Of note, the JCPenney American Living commercials premiered during the Oscars, possibly being one of the few retailers to treat the broadcast as a refined Super Bowl. The commercials feature gorgeously idyllic scenes of family and love in New England autumn landscapes. What you don’t know, as Alison Krauss and Robert Plant sing a serene Americana song about leaves in red and gold, is that this is a JCPenney ad. It appears to be a Ralph Lauren commercial, and you expect to see teenagers dressed in outlandishly preppy pink polos and rugby shirts, sharing a first kiss on a swing facing a lake over which the sun is setting. It’s money, in its truest American form – a haughty turn of the nose to the nouveau riche and a tip of the hat to those whose descendants came with the Mayflower and settled in beachfront villages around Massachusetts and Cape Cod.

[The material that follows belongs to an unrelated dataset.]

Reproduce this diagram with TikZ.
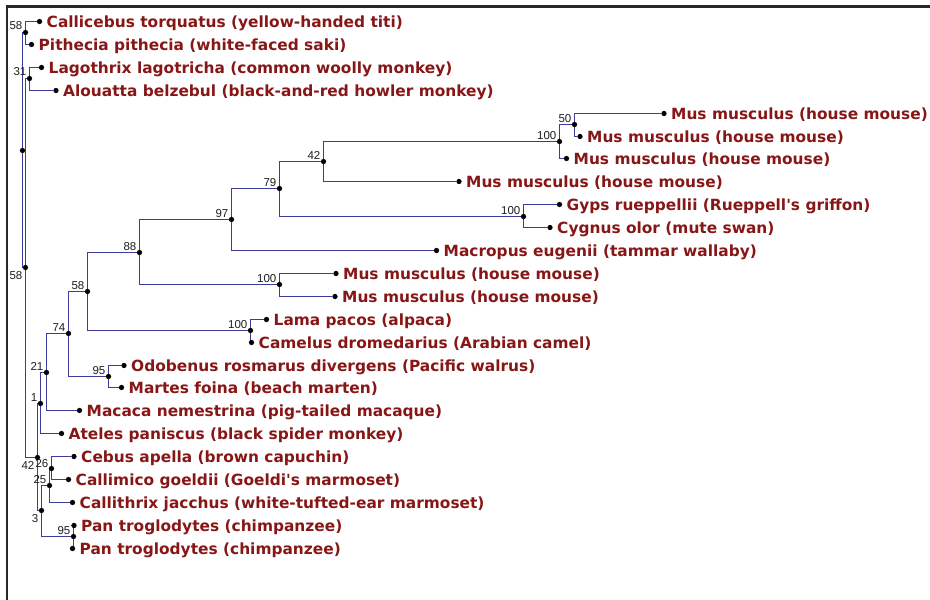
\documentclass[tikz,border=0pt]{standalone}
\usepackage{fontspec}
\newfontfamily\leaffont{DejaVu Sans}
\newfontfamily\supfont{Liberation Sans}
\definecolor{branchc}{RGB}{60,60,155}
\definecolor{leafc}{RGB}{135,22,22}
\definecolor{framec}{RGB}{40,40,40}
\definecolor{supc}{RGB}{30,30,30}
\pgfdeclarelayer{bg}
\pgfsetlayers{bg,main}
\tikzset{
  dot/.style={circle, fill=black, inner sep=0pt, minimum size=5.3pt},
  leaflabel/.style={anchor=base west, inner sep=0pt, text=leafc, font=\leaffont\bfseries\fontsize{15.4}{16}\selectfont},
  suplabel/.style={anchor=base east, inner sep=0pt, text=supc, font=\supfont\fontsize{11.5}{12}\selectfont},
  branch/.style={draw=branchc, line width=1.5pt},
  framel/.style={draw=framec, line width=2.2pt},
}
% leaf: name, x, y, text
\newcommand\leafnode[4]{%
  \node[dot] (#1) at (#2,#3) {};
  \path (#1) ++(7,6.3) node[leaflabel] (#1t) {#4};
}
% internal node: name, x, y, label, label dy
\newcommand\treenode[5]{%
  \node[dot] (#1) at (#2,#3) {};
  \path (#1) ++(-3,#5) node[suplabel] (#1s) {#4};
}
\begin{document}
\begin{tikzpicture}[x=1pt,y=-1pt]
\useasboundingbox (0,0) rectangle (930,600);
\draw[framel] (7.2,600) -- (7.2,6.5) -- (930,6.5);

\leafnode{L1}{39.5}{21.5}{Callicebus torquatus (yellow-handed titi)}
\leafnode{L2}{31.5}{44.5}{Pithecia pithecia (white-faced saki)}
\leafnode{L3}{41.5}{67.5}{Lagothrix lagotricha (common woolly monkey)}
\leafnode{L4}{56}{90.5}{Alouatta belzebul (black-and-red howler monkey)}
\leafnode{L5}{664}{113.5}{Mus musculus (house mouse)}
\leafnode{L6}{580}{136.5}{Mus musculus (house mouse)}
\leafnode{L7}{566.5}{158.5}{Mus musculus (house mouse)}
\leafnode{L8}{459}{181.5}{Mus musculus (house mouse)}
\leafnode{L9}{559.5}{204.5}{Gyps rueppellii (Rueppell's griffon)}
\leafnode{L10}{550}{227.5}{Cygnus olor (mute swan)}
\leafnode{L11}{436.5}{250.5}{Macropus eugenii (tammar wallaby)}
\leafnode{L12}{336}{273.5}{Mus musculus (house mouse)}
\leafnode{L13}{335}{296.5}{Mus musculus (house mouse)}
\leafnode{L14}{266.5}{319.5}{Lama pacos (alpaca)}
\leafnode{L15}{251.5}{342.5}{Camelus dromedarius (Arabian camel)}
\leafnode{L16}{124}{365.5}{Odobenus rosmarus divergens (Pacific walrus)}
\leafnode{L17}{121.5}{387.5}{Martes foina (beach marten)}
\leafnode{L18}{79.5}{410.5}{Macaca nemestrina (pig-tailed macaque)}
\leafnode{L19}{61.5}{433.5}{Ateles paniscus (black spider monkey)}
\leafnode{L20}{74}{456.5}{Cebus apella (brown capuchin)}
\leafnode{L21}{68.5}{479.5}{Callimico goeldii (Goeldi's marmoset)}
\leafnode{L22}{72.5}{502.5}{Callithrix jacchus (white-tufted-ear marmoset)}
\leafnode{L23}{74}{525.5}{Pan troglodytes (chimpanzee)}
\leafnode{L24}{72.5}{548.5}{Pan troglodytes (chimpanzee)}

\treenode{n50}{574.5}{124.5}{50}{-2.5}
\treenode{n100a}{559.5}{141.5}{100}{-2.5}
\treenode{n42b}{323.5}{161.5}{42}{-2.5}
\treenode{n100g}{523.5}{216.5}{100}{-2.5}
\treenode{n79}{279.5}{188.5}{79}{-2.5}
\treenode{n97}{231.5}{219.5}{97}{-2.5}
\treenode{n100e}{279.5}{284.5}{100}{-2.5}
\treenode{n88}{139.5}{252.5}{88}{-2.5}
\treenode{n100l}{250.5}{330.5}{100}{-2.5}
\treenode{n58c}{87.5}{291.5}{58}{-2.5}
\treenode{n95w}{108.5}{376.5}{95}{-2.5}
\treenode{n74}{68.5}{333.5}{74}{-2.5}
\treenode{n21}{46.5}{372.5}{21}{-2.5}
\treenode{n1}{40.5}{403.5}{1}{-2.5}
\treenode{n26}{51.5}{468.5}{26}{-1.5}
\treenode{n25}{49.5}{485.5}{25}{-2}
\treenode{n95p}{73.5}{536.5}{95}{-2.5}
\treenode{n3}{41.5}{510.5}{3}{11.5}
\treenode{n42}{37.5}{457.5}{42}{11.5}
\treenode{n31}{29.5}{78.5}{31}{-3}
\treenode{n58b}{25.5}{267.5}{58}{11.5}
\treenode{n58a}{25.5}{32.5}{58}{-3}
\node[dot] (root) at (22.5,150.5) {};

\begin{pgfonlayer}{bg}
\draw[branch]
  (root) |- (n58a) (root) |- (n58b)
  (n58a) |- (L1) (n58a) |- (L2)
  (n58b) |- (n31) (n58b) |- (n42)
  (n31) |- (L3) (n31) |- (L4)
  (n42) |- (n1) (n42) |- (n3)
  (n1) |- (n21) (n1) |- (L19)
  (n21) |- (n74) (n21) |- (L18)
  (n74) |- (n58c) (n74) |- (n95w)
  (n95w) |- (L16) (n95w) |- (L17)
  (n58c) |- (n88) (n58c) |- (n100l)
  (n100l) |- (L14) (n100l) |- (L15)
  (n88) |- (n97) (n88) |- (n100e)
  (n100e) |- (L12) (n100e) |- (L13)
  (n97) |- (n79) (n97) |- (L11)
  (n79) |- (n42b) (n79) |- (n100g)
  (n100g) |- (L9) (n100g) |- (L10)
  (n42b) |- (n100a) (n42b) |- (L8)
  (n100a) |- (n50) (n100a) |- (L7)
  (n50) |- (L5) (n50) |- (L6)
  (n3) |- (n25) (n3) |- (n95p)
  (n25) |- (n26) (n25) |- (L22)
  (n26) |- (L20) (n26) |- (L21)
  (n95p) |- (L23) (n95p) |- (L24);
\end{pgfonlayer}
\end{tikzpicture}
\end{document}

And it is. Money. And a Ralph Lauren creation.

Well, somehow the commercials seem to have made a large enough splash to those who are struggling to become the next nouveau riche. Moments after the Academy Awards went off-air and winners rushed into the press room to give more eloquent acceptance speeches, bloggers the country over were asking, “What’s the name of the song in that JCPenney American Living commercial?” (It’s “Killing The Blues” by Alison Krauss and Robert Plant.) “Where can I find the commercial?” (Here. There is, too, a third version of the commercial, featuring "Let's Dance" by Chris Montez, and a more youthful and less reverent look at the founding families of America.)

Just over six hours after the 80th Annual Academy Awards rolled up its red carpet, YouTube user “matousek1024” uploaded low-quality versions of the commercial for all of America – rich and poor – to enjoy. Several YouTube users were so desperate to spread the hope that they captured the commercial on video and posted their less-than-true-color versions. JCPenney may not make a buck off of the rich or the poor, but it has caught our attention, even if for a little while.



Close your eyes, and imagine that it’s not slushy February outside your window, that you are strangely European looking, though still blonde and still beautiful, that your last name is Endicott (see: Boston Brahmin), and you own an expansive plantation-like mansion in Hyannisport and think the scum of the earth gather in Provincetown. Yay for bringing back the good times and charging more for it than Abercrombie and Fitch does. Enjoy.